November 15, 2007 By: Grey Category: Uncategorized No Comments →

It’s November. Oscar contenders hit theaters, Xmas shopping begins and baseball free agents wait by the phone to find out who’s overpaying for them. Picture: Andruw Jones sitting by his phone, waiting for it to ring, picking it up occasionally thinking it has rung. Here’s a breakdown of some free agents and why they matter in fantasy baseball.

Yorvit Torrealba
.255/47/8/47/2
Yorvit Torrealba goes to the Mets. This seems all but done at this point.
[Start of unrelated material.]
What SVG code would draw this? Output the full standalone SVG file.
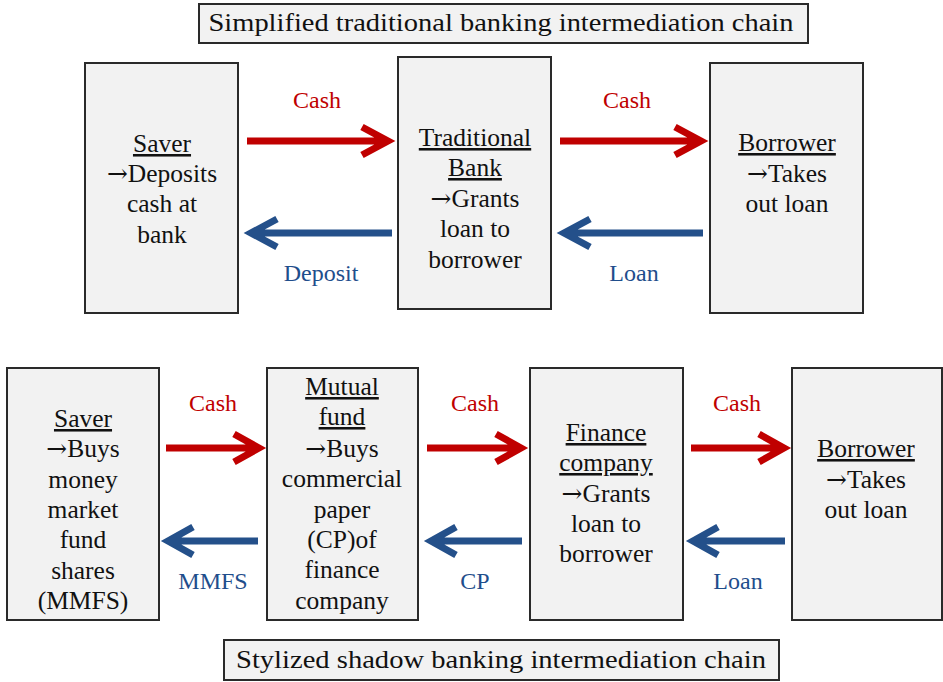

He went from a sleeper in a deep league to a “stay away.” Leaving Coors, hurts his value in a big way. His numbers last year away from home were: .212/15/2/13. Seriously, what is Minaya smoking? Not to mention, Yorvit could end up in a 70/30 time split with Ramon Castro. Let someone else take him in your NL-only league. Personally, I feel the Mets would have been better served coaxing Todd Hundley out of retirement.

Barry Bonds
.276/75/28/66/5
Barry Bonds goes to the American League. This seems inevitable. He contends he can still play the field, but Barry is DH-bound or he’s not playing. If you’re in an OPS or OBP league, you absolutely should draft Bonds. His patience at the plate is almost equal to his ego. Or he could go to jail for thirty years, guess we’ll have wait to see.

Andruw Jones
.222/83/26/94/5
This was a walk year, you’re supposed to perform well, you mother******! Let’s hope the fantasy gods repay Andruw Jones by landing him in Washington. (On a related note: Hey, Nationals, bring back Tom Paciorek! Don Sutton sucks!) Perhaps the contract year pressure actually got in Andruw Jones’s head and caused him to choke for the entire season. Though, I don’t buy it. He pays like he’s listening to Bobby McFerrin in his iPod. Why would pressure get to him? Frankly, I think a lot of people will be predicting a bounce back for Andruw, but just maybe his God-given abilities that he coasted on for so many years have begun to slow. Defensively, sure he’s great, but I wouldn’t put him on a sleeper list for next year.

Michael Barrett
Numbers don’t matter
Michael Barrett goes to Colorado. This I would drop onto the sleeper list ASAP if it were to go down. I wrote above that numbers don’t matter and, in this case, they don’t. This is what happened to Michael Barrett this year: He was talking to a girl he liked in gym class and the class bully pantsed him and he was wearing skidmarked underwear. Mortified, he moved to a new town and never shook the embarrassment. Hopefully, by next year he’s moved on, because he’s not too old to bounce back to being a very productive offensive catcher.

Eric Gagne
Again, numbers-shmumbers
He will break your heart. Those Cy Young years are trailing off into the rearview mirror. Let someone else worry about his back, rotator cuff, Magglio-wannabe hair, etc. If you’re a francophile, draft Erik Bedard.

Matt Clement
Anyone who knows my past drafting can attest, I have a special place in my heart for Matt Clement. I will not waver. He strikes people out and usually comes in with a low to mid-range ERA (and on the high side WHIP, but I’ll ignore that since I’m a fan). Definitely capable of fourth fantasy starter status. If he lands in the NL (preferably with the Padres), I will have Clement on at least one of my teams and I suggest you do the same. Lest not forget how well he can deflect a line drive with his melon; this guy is money!